**Given records**
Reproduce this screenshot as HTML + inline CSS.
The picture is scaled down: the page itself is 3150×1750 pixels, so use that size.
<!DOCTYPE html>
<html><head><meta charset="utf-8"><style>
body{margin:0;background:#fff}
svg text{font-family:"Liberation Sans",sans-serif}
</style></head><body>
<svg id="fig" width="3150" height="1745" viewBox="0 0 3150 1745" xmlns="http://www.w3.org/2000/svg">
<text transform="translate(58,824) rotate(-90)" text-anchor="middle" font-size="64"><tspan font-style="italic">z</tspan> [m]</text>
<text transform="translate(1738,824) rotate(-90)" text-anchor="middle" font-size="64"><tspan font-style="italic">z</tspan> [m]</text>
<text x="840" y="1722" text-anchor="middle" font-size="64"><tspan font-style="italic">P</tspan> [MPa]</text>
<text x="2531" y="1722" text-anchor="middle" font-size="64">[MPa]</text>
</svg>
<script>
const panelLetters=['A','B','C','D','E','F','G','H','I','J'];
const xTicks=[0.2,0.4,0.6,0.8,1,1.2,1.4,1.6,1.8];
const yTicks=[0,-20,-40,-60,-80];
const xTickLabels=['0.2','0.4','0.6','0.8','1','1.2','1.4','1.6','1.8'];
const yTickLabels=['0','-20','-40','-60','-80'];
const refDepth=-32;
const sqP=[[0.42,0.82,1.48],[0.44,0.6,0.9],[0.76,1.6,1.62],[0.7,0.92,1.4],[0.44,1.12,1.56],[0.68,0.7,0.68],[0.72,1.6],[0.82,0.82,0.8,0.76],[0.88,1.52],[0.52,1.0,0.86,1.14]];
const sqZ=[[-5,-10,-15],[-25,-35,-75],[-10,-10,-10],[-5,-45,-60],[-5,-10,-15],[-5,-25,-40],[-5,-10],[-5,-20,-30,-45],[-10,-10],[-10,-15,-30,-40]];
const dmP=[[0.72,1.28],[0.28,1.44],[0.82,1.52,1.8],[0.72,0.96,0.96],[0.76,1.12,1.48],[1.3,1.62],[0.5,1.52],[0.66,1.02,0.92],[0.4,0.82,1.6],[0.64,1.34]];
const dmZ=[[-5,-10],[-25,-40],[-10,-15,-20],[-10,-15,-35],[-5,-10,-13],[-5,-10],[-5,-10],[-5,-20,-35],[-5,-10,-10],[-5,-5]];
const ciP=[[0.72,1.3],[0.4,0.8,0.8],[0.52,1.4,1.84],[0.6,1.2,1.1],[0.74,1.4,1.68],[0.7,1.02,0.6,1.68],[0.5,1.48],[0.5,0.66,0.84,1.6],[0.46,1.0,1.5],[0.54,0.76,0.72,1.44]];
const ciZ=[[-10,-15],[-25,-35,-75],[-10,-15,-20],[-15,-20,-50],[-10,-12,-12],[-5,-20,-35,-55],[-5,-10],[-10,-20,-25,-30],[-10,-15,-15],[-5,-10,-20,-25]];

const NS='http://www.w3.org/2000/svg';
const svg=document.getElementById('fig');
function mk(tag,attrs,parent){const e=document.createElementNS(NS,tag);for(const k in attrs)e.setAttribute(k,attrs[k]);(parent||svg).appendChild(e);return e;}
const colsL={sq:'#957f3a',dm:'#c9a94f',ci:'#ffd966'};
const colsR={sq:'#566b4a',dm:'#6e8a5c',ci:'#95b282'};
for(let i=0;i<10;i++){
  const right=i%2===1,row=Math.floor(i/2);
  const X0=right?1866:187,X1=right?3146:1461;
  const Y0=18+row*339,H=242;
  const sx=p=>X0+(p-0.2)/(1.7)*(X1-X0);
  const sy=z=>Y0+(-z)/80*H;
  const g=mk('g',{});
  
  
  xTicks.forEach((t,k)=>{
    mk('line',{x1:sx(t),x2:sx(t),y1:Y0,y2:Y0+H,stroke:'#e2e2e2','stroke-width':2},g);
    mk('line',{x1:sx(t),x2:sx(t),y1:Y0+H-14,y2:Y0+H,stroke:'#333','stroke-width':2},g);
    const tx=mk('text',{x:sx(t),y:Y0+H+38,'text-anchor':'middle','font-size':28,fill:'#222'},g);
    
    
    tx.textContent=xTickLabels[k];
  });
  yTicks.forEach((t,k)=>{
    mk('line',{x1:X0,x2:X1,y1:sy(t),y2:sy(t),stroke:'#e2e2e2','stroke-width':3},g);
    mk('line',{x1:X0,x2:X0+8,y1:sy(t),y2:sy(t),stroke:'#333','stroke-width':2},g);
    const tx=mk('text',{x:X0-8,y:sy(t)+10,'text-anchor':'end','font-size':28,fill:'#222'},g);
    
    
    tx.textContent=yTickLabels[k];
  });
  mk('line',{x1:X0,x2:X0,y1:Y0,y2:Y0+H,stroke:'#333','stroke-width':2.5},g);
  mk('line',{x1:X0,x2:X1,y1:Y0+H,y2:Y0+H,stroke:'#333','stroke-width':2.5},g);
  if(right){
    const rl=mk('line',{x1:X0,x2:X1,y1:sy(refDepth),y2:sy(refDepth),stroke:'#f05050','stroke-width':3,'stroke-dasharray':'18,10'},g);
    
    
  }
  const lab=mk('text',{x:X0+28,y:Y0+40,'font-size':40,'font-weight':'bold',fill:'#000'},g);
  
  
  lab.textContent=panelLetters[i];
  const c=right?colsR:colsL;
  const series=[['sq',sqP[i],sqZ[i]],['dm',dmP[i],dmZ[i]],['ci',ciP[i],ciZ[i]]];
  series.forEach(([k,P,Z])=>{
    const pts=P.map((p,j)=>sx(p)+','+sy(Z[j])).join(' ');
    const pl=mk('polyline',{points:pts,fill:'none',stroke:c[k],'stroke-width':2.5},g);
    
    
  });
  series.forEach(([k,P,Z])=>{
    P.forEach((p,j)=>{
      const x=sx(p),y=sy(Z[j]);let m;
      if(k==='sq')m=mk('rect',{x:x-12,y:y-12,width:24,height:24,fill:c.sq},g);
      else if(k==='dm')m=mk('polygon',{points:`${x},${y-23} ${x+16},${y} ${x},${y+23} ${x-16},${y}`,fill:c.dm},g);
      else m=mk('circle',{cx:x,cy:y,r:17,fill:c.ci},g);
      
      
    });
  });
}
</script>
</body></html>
--
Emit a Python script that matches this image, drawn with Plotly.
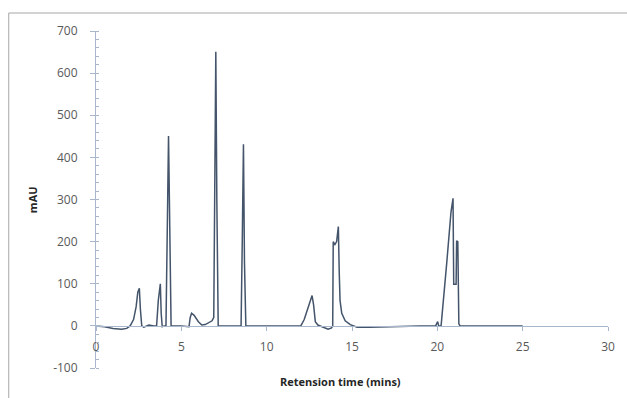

**Required work**
Locate the word "this" in the records and collect each line it appears in.

**Completed task**
Reproduce this screenshot as HTML + inline CSS.
Emit a Python script that matches this image, drawn with Plotly.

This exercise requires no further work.